Uitspraak
1.Geding in cassatie
2.Beoordeling van de middelen
3.Beslissing
16 februari 2016.
Hoge Raad
In deze zaak gaat het om een cassatieberoep tegen een arrest van het Gerechtshof Amsterdam, dat op 25 maart 2014 uitspraak deed in een strafzaak tegen de verdachte Soumaya S. De Hoge Raad heeft op 16 februari 2016 uitspraak gedaan in deze zaak, onder zaaknummer 14/02720. De verdachte is veroordeeld voor deelname aan een terroristische criminele organisatie, zoals bedoeld in de artikelen 140 en 140a van het Wetboek van Strafrecht. De advocaat van de verdachte, mr. B.Th. Nooitgedagt, heeft middelen van cassatie voorgesteld, maar de Advocaat-Generaal E.J. Hofstee heeft geconcludeerd tot verwerping van het beroep.

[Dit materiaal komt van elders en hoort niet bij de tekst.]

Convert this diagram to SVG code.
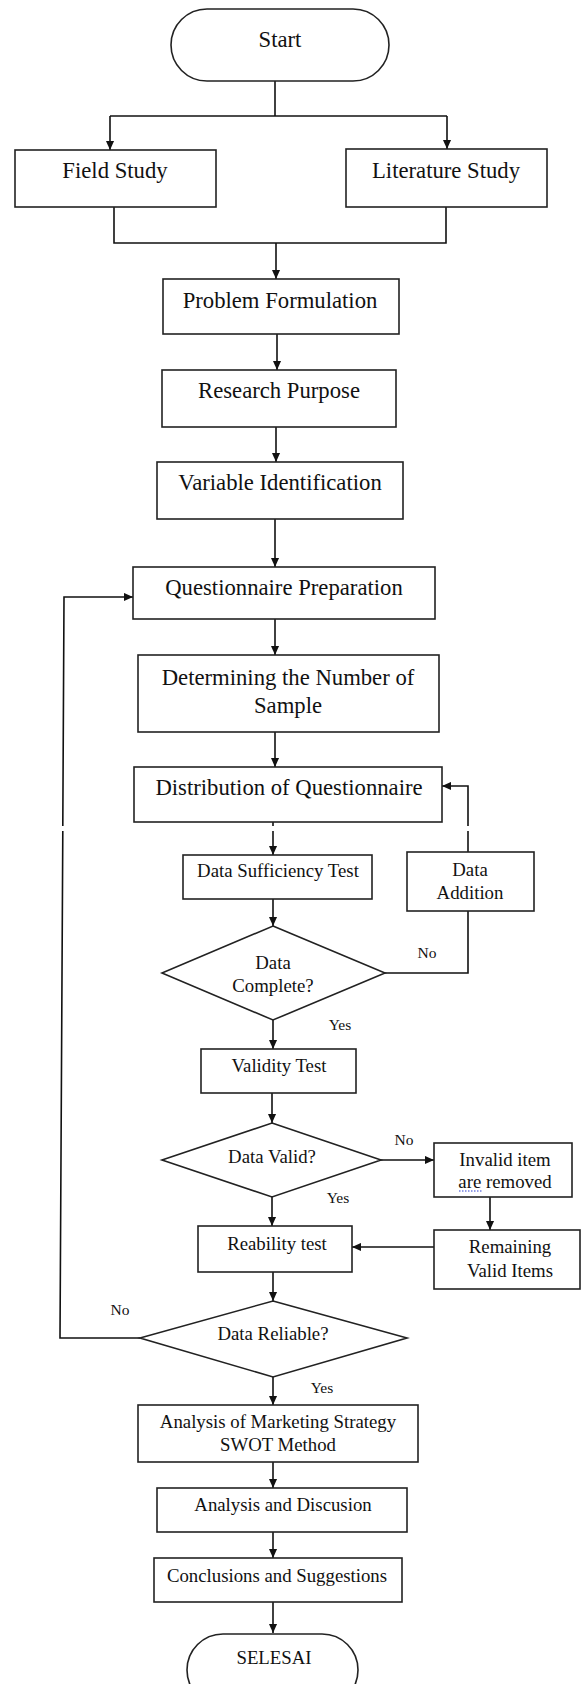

De Hoge Raad heeft geoordeeld dat de voorgestelde middelen niet tot cassatie kunnen leiden, omdat zij niet nopen tot beantwoording van rechtsvragen in het belang van de rechtseenheid of de rechtsontwikkeling. De veroordeling van het Gerechtshof blijft derhalve in stand. Dit arrest is gewezen door de vice-president W.A.M. van Schendel, samen met de raadsheren J. de Hullu en H.A.G. Splinter-van Kan, en is uitgesproken ter openbare terechtzitting.